One shot I just don’t know how he got, the one where the tree in the middle is rotating but the background is stationary. How? I loved the shots, the music was fitting as well.  I just can’t figure out for the life of me how he got that one shot.

Férias no Brasil, all I have to say to this is “Tudo Bacana.” This was shot on a Canon Rebel T2i with the underwater shots being taken from a GoProHD camera.  Just a guy filming his vacation but he got such great shots and edited in such a manner that this looks like it could be a travel commercial. I wouldn’t be surprised if he gets approached by a Brazilian travel agency for a TV spot.

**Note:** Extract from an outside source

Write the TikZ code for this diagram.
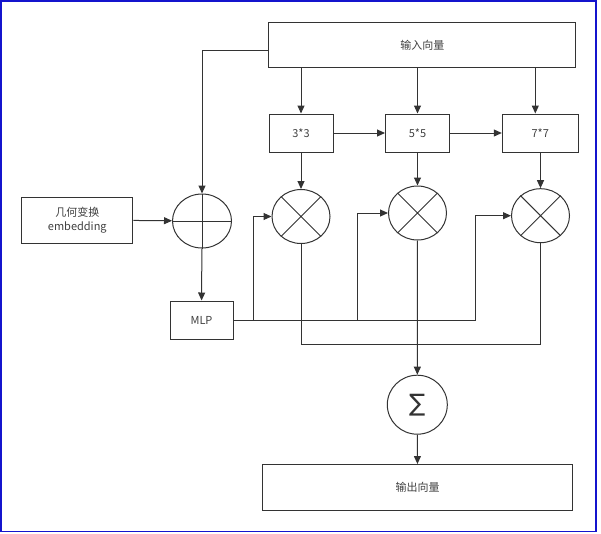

Ever wonder how lenses were made and why they’re sooooo expensive? Well now you know the answer to both those questions.  Really amazing to see how they do everything.

I learn new things about Cape Verde everyday and this to me was a shocker. This here is for a documentary being made on the effects of international fishing boats in Cape Verdean waters.  Because the fish are rapidly depleting a village is forced to sell the sand on their beach so that they may survive, and there once beautiful beach is no longer there but is nothing but mounds of rocks.

This was made to show off the editing power of Red Giant’s new Magic Bullet suite, third party plugins for video editing software. And I must say it looks pretty suite… I mean sweet.  I know if I had the cash that I would invest in these tools, but alas a poor college student can’t have everything can he.